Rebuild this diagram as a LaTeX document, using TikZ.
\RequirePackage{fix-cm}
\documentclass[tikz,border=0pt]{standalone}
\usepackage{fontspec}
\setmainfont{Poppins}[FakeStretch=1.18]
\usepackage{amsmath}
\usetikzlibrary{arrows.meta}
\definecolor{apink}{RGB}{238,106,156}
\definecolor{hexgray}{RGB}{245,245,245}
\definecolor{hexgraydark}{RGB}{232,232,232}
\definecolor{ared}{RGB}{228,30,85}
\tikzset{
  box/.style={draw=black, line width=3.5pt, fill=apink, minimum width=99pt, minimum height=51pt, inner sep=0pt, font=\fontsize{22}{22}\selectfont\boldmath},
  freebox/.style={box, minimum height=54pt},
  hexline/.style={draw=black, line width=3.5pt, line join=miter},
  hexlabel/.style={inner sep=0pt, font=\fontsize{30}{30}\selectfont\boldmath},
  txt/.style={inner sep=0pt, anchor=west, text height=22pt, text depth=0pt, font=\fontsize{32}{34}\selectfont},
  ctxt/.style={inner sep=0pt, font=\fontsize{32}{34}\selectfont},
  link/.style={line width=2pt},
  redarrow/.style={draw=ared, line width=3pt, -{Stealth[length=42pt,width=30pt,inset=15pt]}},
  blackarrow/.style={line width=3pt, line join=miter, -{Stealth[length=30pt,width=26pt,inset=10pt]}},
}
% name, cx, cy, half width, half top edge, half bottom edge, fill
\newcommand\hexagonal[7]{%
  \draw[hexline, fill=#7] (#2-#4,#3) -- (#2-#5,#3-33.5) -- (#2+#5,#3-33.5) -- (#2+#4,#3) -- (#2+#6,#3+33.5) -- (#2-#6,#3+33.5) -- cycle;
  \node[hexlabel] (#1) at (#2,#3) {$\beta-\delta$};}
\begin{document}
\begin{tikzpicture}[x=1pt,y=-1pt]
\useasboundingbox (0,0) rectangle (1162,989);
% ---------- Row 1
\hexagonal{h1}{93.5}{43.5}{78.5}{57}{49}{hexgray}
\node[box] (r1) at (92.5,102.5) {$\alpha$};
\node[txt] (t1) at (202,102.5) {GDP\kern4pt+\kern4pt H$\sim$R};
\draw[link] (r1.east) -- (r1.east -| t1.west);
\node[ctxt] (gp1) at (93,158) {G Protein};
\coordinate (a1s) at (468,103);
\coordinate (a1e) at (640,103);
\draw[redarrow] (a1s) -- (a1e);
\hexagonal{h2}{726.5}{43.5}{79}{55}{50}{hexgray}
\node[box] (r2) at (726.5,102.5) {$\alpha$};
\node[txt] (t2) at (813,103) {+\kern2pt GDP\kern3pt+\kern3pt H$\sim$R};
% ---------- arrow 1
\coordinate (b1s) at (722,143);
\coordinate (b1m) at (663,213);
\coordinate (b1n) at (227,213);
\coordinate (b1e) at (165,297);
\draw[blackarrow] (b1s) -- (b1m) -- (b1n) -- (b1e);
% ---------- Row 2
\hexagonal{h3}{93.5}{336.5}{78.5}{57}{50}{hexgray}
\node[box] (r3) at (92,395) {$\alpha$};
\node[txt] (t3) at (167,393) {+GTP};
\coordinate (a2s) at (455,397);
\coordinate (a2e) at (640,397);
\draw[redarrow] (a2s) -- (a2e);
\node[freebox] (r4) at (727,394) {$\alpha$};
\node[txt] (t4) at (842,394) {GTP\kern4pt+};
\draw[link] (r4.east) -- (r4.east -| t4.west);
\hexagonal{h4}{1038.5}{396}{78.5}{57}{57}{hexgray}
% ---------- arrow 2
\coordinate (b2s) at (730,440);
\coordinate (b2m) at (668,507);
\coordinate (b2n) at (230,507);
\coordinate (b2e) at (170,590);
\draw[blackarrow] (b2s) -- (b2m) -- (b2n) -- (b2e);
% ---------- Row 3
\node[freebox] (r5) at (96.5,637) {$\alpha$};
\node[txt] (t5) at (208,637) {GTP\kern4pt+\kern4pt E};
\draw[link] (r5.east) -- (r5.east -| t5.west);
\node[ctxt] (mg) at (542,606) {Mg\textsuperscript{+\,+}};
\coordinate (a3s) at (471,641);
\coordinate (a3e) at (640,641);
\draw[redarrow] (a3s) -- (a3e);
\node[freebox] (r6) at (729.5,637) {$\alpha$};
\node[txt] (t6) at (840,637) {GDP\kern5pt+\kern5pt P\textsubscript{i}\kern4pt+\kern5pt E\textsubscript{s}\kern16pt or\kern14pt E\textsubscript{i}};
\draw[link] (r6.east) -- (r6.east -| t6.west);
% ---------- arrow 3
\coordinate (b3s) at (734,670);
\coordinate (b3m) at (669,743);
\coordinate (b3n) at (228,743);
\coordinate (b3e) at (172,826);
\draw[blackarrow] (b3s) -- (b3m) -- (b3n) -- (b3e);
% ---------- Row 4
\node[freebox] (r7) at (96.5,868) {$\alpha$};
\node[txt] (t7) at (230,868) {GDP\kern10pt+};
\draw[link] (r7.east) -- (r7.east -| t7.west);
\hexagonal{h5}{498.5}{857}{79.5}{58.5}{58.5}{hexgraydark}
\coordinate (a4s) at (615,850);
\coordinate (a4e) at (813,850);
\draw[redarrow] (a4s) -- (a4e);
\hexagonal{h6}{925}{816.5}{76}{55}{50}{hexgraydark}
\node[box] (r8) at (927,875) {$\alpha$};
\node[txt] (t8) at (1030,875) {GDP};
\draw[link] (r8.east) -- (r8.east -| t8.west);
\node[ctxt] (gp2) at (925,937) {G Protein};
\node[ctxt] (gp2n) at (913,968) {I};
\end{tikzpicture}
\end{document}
◇ ◇ ◇ ◇ ◇
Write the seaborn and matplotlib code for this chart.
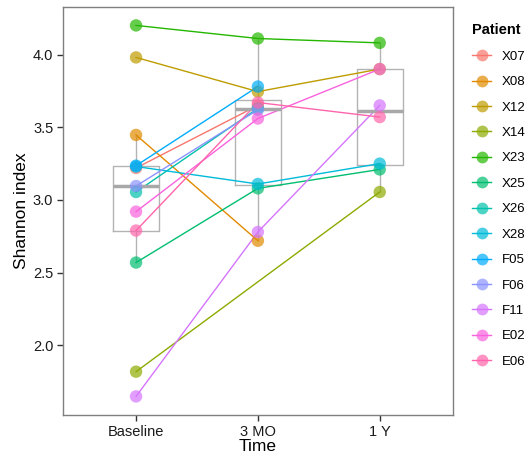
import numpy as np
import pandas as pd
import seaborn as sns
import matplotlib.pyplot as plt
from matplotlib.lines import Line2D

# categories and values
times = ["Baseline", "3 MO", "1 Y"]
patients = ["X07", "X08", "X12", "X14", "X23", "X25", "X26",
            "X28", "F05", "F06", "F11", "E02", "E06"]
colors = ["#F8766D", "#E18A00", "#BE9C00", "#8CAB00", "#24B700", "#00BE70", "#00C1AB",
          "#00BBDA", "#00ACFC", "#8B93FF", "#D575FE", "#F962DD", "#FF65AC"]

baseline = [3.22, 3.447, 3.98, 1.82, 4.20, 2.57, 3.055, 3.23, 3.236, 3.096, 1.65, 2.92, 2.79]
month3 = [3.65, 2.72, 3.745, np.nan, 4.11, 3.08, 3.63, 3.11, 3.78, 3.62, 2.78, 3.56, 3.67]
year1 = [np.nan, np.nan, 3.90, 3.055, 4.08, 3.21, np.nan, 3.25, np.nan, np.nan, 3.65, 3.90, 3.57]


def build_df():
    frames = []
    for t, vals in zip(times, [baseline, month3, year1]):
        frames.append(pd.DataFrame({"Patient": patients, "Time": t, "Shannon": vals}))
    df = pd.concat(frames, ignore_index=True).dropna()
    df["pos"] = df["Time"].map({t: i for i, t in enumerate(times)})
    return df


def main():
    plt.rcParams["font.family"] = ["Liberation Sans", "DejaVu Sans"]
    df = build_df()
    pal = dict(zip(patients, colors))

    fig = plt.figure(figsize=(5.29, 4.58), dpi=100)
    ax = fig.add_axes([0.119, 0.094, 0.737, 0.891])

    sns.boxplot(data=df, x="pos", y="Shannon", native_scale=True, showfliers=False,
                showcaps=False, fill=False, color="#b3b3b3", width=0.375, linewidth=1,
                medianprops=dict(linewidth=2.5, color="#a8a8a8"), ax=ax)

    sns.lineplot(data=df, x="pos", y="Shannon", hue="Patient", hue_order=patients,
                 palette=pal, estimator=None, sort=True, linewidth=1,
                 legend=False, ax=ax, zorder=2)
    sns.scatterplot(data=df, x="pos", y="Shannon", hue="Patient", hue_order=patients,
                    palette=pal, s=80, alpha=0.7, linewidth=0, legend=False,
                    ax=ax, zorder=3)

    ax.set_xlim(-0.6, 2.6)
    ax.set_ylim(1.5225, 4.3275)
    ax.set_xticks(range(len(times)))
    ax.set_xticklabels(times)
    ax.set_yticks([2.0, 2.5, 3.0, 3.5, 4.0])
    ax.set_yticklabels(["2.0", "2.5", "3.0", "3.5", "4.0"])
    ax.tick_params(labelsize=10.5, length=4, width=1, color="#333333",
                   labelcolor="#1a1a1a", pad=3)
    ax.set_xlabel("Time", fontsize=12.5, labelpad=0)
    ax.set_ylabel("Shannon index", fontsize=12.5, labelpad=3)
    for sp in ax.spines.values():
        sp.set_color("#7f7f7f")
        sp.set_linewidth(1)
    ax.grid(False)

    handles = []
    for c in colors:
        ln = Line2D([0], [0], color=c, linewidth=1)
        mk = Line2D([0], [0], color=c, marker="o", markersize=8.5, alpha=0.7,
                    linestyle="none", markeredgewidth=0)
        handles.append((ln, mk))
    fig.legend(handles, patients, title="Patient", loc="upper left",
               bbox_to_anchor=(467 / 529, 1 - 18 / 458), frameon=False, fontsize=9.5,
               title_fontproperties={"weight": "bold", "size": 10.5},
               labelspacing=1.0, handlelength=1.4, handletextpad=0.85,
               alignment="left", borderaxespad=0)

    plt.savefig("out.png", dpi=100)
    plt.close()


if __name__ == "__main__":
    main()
◇ ◇ ◇ ◇ ◇
Directive ::
Return the material from the line containing "Write the seaborn" through the line containing "ax=ax, zorder=3)", exactly and in full, but without its pictures.

Output for this exercise ::
Write the seaborn and matplotlib code for this chart.
import numpy as np
import pandas as pd
import seaborn as sns
import matplotlib.pyplot as plt
from matplotlib.lines import Line2D

# categories and values
times = ["Baseline", "3 MO", "1 Y"]
patients = ["X07", "X08", "X12", "X14", "X23", "X25", "X26",
            "X28", "F05", "F06", "F11", "E02", "E06"]
colors = ["#F8766D", "#E18A00", "#BE9C00", "#8CAB00", "#24B700", "#00BE70", "#00C1AB",
          "#00BBDA", "#00ACFC", "#8B93FF", "#D575FE", "#F962DD", "#FF65AC"]

baseline = [3.22, 3.447, 3.98, 1.82, 4.20, 2.57, 3.055, 3.23, 3.236, 3.096, 1.65, 2.92, 2.79]
month3 = [3.65, 2.72, 3.745, np.nan, 4.11, 3.08, 3.63, 3.11, 3.78, 3.62, 2.78, 3.56, 3.67]
year1 = [np.nan, np.nan, 3.90, 3.055, 4.08, 3.21, np.nan, 3.25, np.nan, np.nan, 3.65, 3.90, 3.57]


def build_df():
    frames = []
    for t, vals in zip(times, [baseline, month3, year1]):
        frames.append(pd.DataFrame({"Patient": patients, "Time": t, "Shannon": vals}))
    df = pd.concat(frames, ignore_index=True).dropna()
    df["pos"] = df["Time"].map({t: i for i, t in enumerate(times)})
    return df


def main():
    plt.rcParams["font.family"] = ["Liberation Sans", "DejaVu Sans"]
    df = build_df()
    pal = dict(zip(patients, colors))

    fig = plt.figure(figsize=(5.29, 4.58), dpi=100)
    ax = fig.add_axes([0.119, 0.094, 0.737, 0.891])

    sns.boxplot(data=df, x="pos", y="Shannon", native_scale=True, showfliers=False,
                showcaps=False, fill=False, color="#b3b3b3", width=0.375, linewidth=1,
                medianprops=dict(linewidth=2.5, color="#a8a8a8"), ax=ax)

    sns.lineplot(data=df, x="pos", y="Shannon", hue="Patient", hue_order=patients,
                 palette=pal, estimator=None, sort=True, linewidth=1,
                 legend=False, ax=ax, zorder=2)
    sns.scatterplot(data=df, x="pos", y="Shannon", hue="Patient", hue_order=patients,
                    palette=pal, s=80, alpha=0.7, linewidth=0, legend=False,
                    ax=ax, zorder=3)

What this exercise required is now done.